Helen wants to end the marriage but cannot bear the thought of breaking her temple covenants. In a meeting with their bishop, Helen complains that Dean is a dictator while she works hard to be a good wife and mother. Dean insists he is behaving as an LDS man should—presiding and leading and making decisions. They appear to be at an impasse, but Williams’ five steps can help them transform their relationship. (It should be noted that no approach resolves every conflict. Also, in situations where either or both parties have a serious emotional disorder, professional help should be sought.)
The Five Steps
Denial. When conflicts come up, most of us believe the other side is the problem. It’s natural for us to think this, just as it’s natural for the other side to place the blame on us. If we remain stuck in these positions, we are refusing to let the Lord show us our weakness.
Both Helen and Dean are in denial about their part in the breakdown of their marriage. Helen conveniently failed to tell her bishop about her intentional manipulations of affection, her resentment of Dean, and her exploitation of family finances. Dean refuses to admit that he is not living gospel principles of kindness, gentle persuasion, and equality in marriage.
Acceptance. To reach resolution, the next step is to admit to ourselves the possibility that we are part of the problem. “If we can’t imagine that we’re part of the problem, we are unlikely to learn or grow from the conflict” says Williams. When the conflict is within our family, and is alienating us from an important person in our life, such as a spouse or a child, it’s all the more critical to be willing to shoulder our portion of blame. Even if we’re entirely innocent, we can accept the possibility there is something we can do now to move the conflict toward resolution.
A powerful way for Helen and Dean to move from denial to acceptance is to follow the pattern of Ether 12:27 and humble themselves before the Lord and petition him to teach them their weakness. Both will need the Lord’s help to discover the subtle ways they are contributing to the problem. A third party such as a bishop or an LDS counselor might be needed to help them overcome denial and recognize their negative patterns.
Sacrifice. Accepting our share of the responsibility is difficult. We prefer not to be the one who needs to change. In this sense, moving toward resolution requires sacrifice. “That sacrifice might be my pride. It might be my need to always be right,” says Williams. If a person tends to accommodate others too much, the sacrifice might be to give up the pleasing behavior and assert his or her needs, while a person who takes advantage of others might need to give more and take less. Pride in all its forms is almost always a necessary sacrifice.

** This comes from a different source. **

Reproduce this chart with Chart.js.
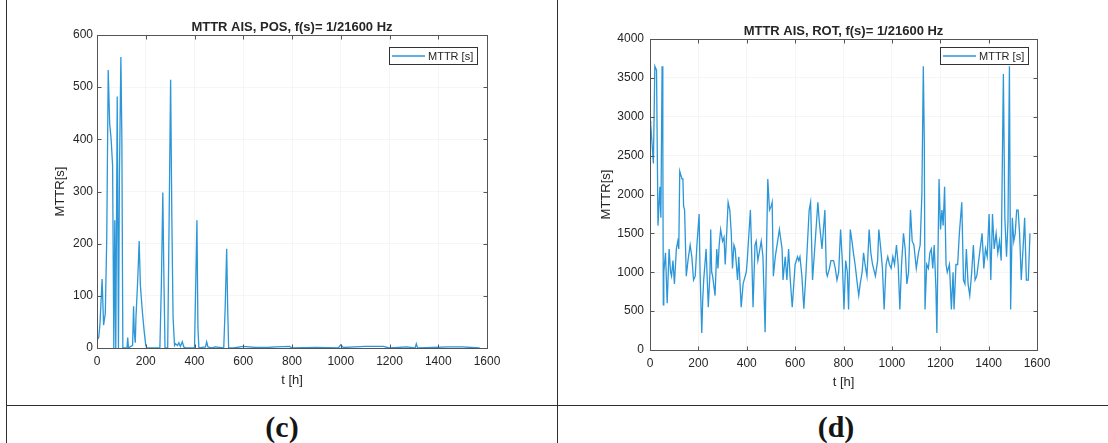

To heal their relationship, Dean and Helen will both need to humbly ask the Lord for the strength to change. Helen will need to give up her manipulative behavior just as Dean gives up his domineering behavior. By pondering D&C 121 Dean might recognize his unrighteous dominion; then he can decide what to sacrifice in order to live more in harmony with gospel principles.
Leap of Faith. The fourth step is to take multiple leaps of faith for the relationship. This is risky, because the other person may not be ready to reciprocate. “Suppose I swallow my pride and apologize. It’s possible the other person will say, ‘Well, you darn well better apologize, because it’s all your fault!’” Williams suggests when we’re unsure how the other will respond, begin with small leaps of faith to test the water. “Leaps of faith open us to the chance of being exploited or ridiculed, but also to the opportunity to change, forgive, and be forgiven.”

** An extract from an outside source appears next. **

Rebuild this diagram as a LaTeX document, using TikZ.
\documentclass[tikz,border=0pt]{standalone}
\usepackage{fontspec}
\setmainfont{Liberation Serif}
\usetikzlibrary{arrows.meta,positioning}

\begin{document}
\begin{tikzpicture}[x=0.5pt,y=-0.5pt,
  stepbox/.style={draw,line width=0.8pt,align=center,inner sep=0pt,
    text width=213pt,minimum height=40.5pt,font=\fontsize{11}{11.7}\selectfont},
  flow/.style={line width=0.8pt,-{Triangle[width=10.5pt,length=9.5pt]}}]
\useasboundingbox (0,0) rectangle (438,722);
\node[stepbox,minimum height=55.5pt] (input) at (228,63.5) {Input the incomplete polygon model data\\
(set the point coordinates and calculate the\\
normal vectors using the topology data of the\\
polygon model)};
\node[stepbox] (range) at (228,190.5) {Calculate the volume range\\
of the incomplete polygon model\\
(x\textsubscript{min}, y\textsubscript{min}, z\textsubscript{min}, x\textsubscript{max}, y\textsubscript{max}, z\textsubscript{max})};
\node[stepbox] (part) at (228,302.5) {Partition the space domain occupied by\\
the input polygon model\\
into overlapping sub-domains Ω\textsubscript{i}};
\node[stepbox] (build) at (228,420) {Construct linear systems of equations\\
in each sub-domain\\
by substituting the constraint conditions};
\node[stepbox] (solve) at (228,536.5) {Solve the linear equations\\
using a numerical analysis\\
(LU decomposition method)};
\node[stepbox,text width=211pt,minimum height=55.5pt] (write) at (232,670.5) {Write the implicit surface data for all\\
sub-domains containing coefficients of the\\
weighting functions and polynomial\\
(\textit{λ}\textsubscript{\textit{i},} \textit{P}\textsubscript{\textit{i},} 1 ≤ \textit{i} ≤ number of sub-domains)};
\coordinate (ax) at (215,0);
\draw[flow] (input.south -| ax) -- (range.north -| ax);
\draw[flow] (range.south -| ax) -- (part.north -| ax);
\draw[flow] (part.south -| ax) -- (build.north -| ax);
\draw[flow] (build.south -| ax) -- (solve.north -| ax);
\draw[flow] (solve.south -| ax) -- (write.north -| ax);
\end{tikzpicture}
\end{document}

Helen’s vulnerability will be exposed if she shares with Dean what it feels like to be controlled and to hide her feelings from the person she once loved so much. It’s risky, too, for Dean to communicate the reasons for treating Helen with disrespect. Each might take advantage of the newly expressed vulnerability of the other, but if they both keep trying, the chances are good that these first leaps of faith will begin to bridge the gulf between them. They will need to make more leaps, such as giving up power, apologizing, and forgiving. This process will take time and the road may be rough—even very rough—for a while, but continued effort will yield improvement.

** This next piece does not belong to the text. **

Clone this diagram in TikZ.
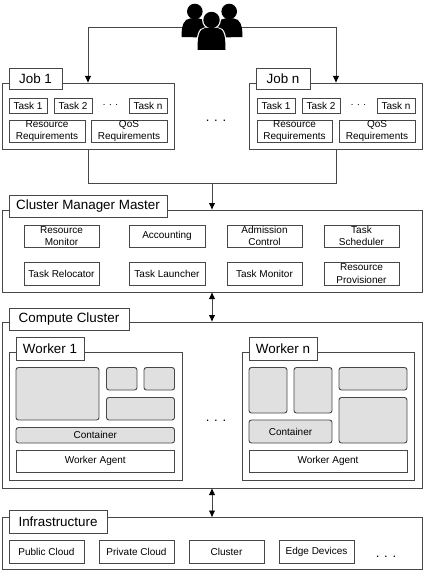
\documentclass[tikz,border=0pt]{standalone}
\usepackage{fontspec}
\setmainfont{Liberation Sans}
\usetikzlibrary{arrows.meta,positioning}
\definecolor{ln}{gray}{0.28}
\definecolor{cfill}{gray}{0.88}
\tikzset{
 x=1pt,y=-1pt,
 every node/.style={inner sep=0pt,outer sep=0pt},
 panel/.style={draw=ln,line width=0.9pt,fill=white,rectangle,anchor=north west},
 titlebox/.style={panel,font=\fontsize{13.4}{15}\selectfont,align=center},
 smallbox/.style={panel,font=\fontsize{10}{12.4}\selectfont,align=center},
 greybox/.style={panel,fill=cfill,rounded corners=2.5pt,font=\fontsize{10}{12}\selectfont,align=center},
 conn/.style={draw=ln,line width=0.9pt},
 darrow/.style={conn,{Latex[length=7pt,width=6.5pt,black]}-{Latex[length=7pt,width=6.5pt,black]}},
 sarrow/.style={conn,-{Latex[length=7pt,width=6.5pt,black]}},
 dots/.style={font=\fontsize{13}{13}\selectfont},
 tinydots/.style={font=\fontsize{9.6}{10}\selectfont}
}
\newcommand{\bx}[7]{\node[#1,minimum width=#4-#3,minimum height=#6-#5] (#2) at (#3,#5) {#7};}
\begin{document}
\begin{tikzpicture}
\useasboundingbox (0,0) rectangle (424,572);
\coordinate (people) at (212,27);
\coordinate (merge) at (212,183);

% Job 1
\bx{panel}{job1}{2}{174}{83}{149}{}
\bx{titlebox}{job1t}{9}{62}{68}{89}{Job 1}
\bx{smallbox}{j1a}{9}{47}{98}{113}{Task 1}
\bx{smallbox}{j1b}{54}{92}{98}{113}{Task 2}
\node[tinydots] (j1d) at (110.5,105) {. . .};
\bx{smallbox}{j1c}{129}{167}{98}{113}{Task n}
\bx{smallbox}{j1r}{9}{85}{120}{142}{Resource\\Requirements}
\bx{smallbox}{j1q}{91}{167}{120}{142}{QoS\\Requirements}
% Job n
\bx{panel}{jobn}{249}{422}{83}{149}{}
\bx{titlebox}{jobnt}{256}{310}{68}{89}{Job n}
\bx{smallbox}{jna}{257}{295}{98}{113}{Task 1}
\bx{smallbox}{jnb}{302}{340}{98}{113}{Task 2}
\node[tinydots] (jnd) at (358.5,105) {. . .};
\bx{smallbox}{jnc}{377}{415}{98}{113}{Task n}
\bx{smallbox}{jnr}{257}{332}{120}{142}{Resource\\Requirements}
\bx{smallbox}{jnq}{339}{415}{120}{142}{QoS\\Requirements}
\node[dots] (jd) at (216,121) {. . .};

% Cluster manager
\bx{panel}{cm}{2}{422}{210}{292}{}
\bx{titlebox}{cmt}{9}{167}{195}{217}{Cluster Manager Master}
\bx{smallbox}{m1}{24}{99}{225}{247}{Resource\\Monitor}
\bx{smallbox}{m2}{129}{205}{225}{247}{Accounting}
\bx{smallbox}{m3}{227}{302}{225}{247}{Admission\\Control}
\bx{smallbox}{m4}{324}{399}{225}{247}{Task\\Scheduler}
\bx{smallbox}{m5}{24}{99}{262}{285}{Task Relocator}
\bx{smallbox}{m6}{129}{205}{262}{285}{Task Launcher}
\bx{smallbox}{m7}{227}{302}{262}{285}{Task Monitor}
\bx{smallbox}{m8}{324}{399}{262}{285}{Resource\\Provisioner}

% Compute cluster
\bx{panel}{cc}{2}{422}{322}{488}{}
\bx{titlebox}{cct}{9}{129}{308}{330}{Compute Cluster}
\bx{panel}{w1}{9}{182}{352.5}{480.5}{}
\bx{titlebox}{w1t}{16}{84}{337.5}{360}{Worker 1}
\bx{greybox}{g1}{16}{99}{367.5}{420}{}
\bx{greybox}{g2}{106.5}{137}{367.5}{390}{}
\bx{greybox}{g3}{144}{174.5}{367.5}{390}{}
\bx{greybox}{g4}{106.5}{174.5}{397.5}{420}{}
\bx{greybox}{g5}{16}{174.5}{427.5}{443}{Container}
\bx{smallbox}{a1}{16}{174.5}{450}{472.5}{Worker Agent}
\bx{panel}{wn}{242}{414}{352.5}{480.5}{}
\bx{titlebox}{wnt}{249}{317}{337.5}{360}{Worker n}
\bx{greybox}{h1}{249}{287}{367.5}{413}{}
\bx{greybox}{h2}{294}{332}{367.5}{413}{}
\bx{greybox}{h3}{339}{407}{367.5}{390}{}
\bx{greybox}{h4}{339}{407}{397.5}{443}{}
\bx{greybox}{h5}{249}{332}{420}{443}{Container}
\bx{smallbox}{an}{249}{407}{450}{472.5}{Worker Agent}
\node[dots] (wd) at (216,421) {. . .};

% Infrastructure
\bx{panel}{inf}{2}{422}{517.5}{569}{}
\bx{titlebox}{inft}{9}{107}{510}{533}{Infrastructure}
\bx{smallbox}{i1}{9}{84}{540}{563}{Public Cloud}
\bx{smallbox}{i2}{99}{174}{540}{563}{Private Cloud}
\bx{smallbox}{i3}{189}{264}{540}{563}{Cluster}
\bx{smallbox}{i4}{279}{354}{540}{563}{Edge Devices}
\node[dots] (id) at (386,557) {. . .};

% Connectors
\draw[sarrow] (people) -| (job1.north -| 88,0);
\draw[sarrow] (people) -| (jobn.north -| 336,0);
\draw[conn] (job1.south -| 88,0) |- (merge);
\draw[conn] (jobn.south -| 336,0) |- (merge);
\draw[sarrow] (merge) -- (merge |- cm.north);
\draw[darrow] (cm.south -| 212,0) -- (cc.north -| 212,0);
\draw[darrow] (cc.south -| 212,0) -- (inf.north -| 212,0);

% People icon
\fill[black] (181.5,37) .. controls (181.5,25) and (184,19) .. (190,18.5) -- (199,18.5)
  .. controls (205,19) and (208,24) .. (208,30) -- (204,37.5) -- cycle;
\fill[black] (242.5,37) .. controls (242.5,25) and (240,19) .. (234,18.5) -- (225,18.5)
  .. controls (219,19) and (216,24) .. (216,30) -- (220,37.5) -- cycle;
\fill[black] (194.8,11.5) circle (7.8);
\fill[black] (229.2,11.5) circle (7.8);
\path[draw=white,line width=2.4pt] (211.5,20) circle (8.2);
\path[draw=white,line width=2.4pt] (197.5,50) .. controls (197.5,36) and (199,29) .. (205,28.5) -- (218,28.5)
  .. controls (224,29) and (225.5,36) .. (225.5,50) -- cycle;
\fill[black] (211.5,20) circle (8.2);
\fill[black] (197.5,50) .. controls (197.5,36) and (199,29) .. (205,28) -- (218,28)
  .. controls (224,29) and (225.5,36) .. (225.5,50) -- cycle;
\end{tikzpicture}
\end{document}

Renewal. It may take many tries, but Williams believes that this process can bring a change of heart toward our loved ones and that our relationships can experience a healthy renewal. He has found this to be true in his own marriage. “I have noticed that when my wife and I are out of sorts with each other, and we work our way through this process, trust is increased and our bond is strengthened.”
As Dean and Helen persisted in their determination to learn from their conflicts, they eventually built a partnership more satisfying than either thought possible. Neither changed overnight, but over time they learned to talk more openly, to trust each other with their thoughts and feelings, and to be, more often than not, truly of one heart and one mind.
Learning from Our Conflicts
If we can move through these steps, our hearts will open to new possibilities and we will gain insights into building stronger relationships. As Helen faced the conflict in her marriage, she discovered she was not as honest as she thought she was. She learned that resolution means giving up hidden agendas and subversive behavior to become a person of integrity. When Dean was willing to join this process, he was able to give up his unrighteous dominion and became a person more like the Savior—both gentle and strong. At the end of the journey from conflict to resolution was a strong and loving marriage.
From everyday conflict to deeper discord, Williams believes these five principles can work: “The Lord can bless us by helping us become conscious of our own fault in our conflicts and giving us courage to repent and change. As we learn to let go of our weakness, trust is increased and relationships are renewed.”
Sue Bergin is a hospice chaplain and a writer in Orem, Utah.
• If you have the courage to face your conflicts early, they will be easier to resolve and to learn from.
• If you don’t learn from a conflict, wait a while and it will come around again until it either destroys a relationship or you learn from it.
• Working through a conflict can make a relationship feel worse before it feels better.
• Even if you’re in the right in a conflict, if you’re presumptuous and rash you will harm the relationship.
• Conflict is a good teacher only if you reflect on your conflicts and remember them.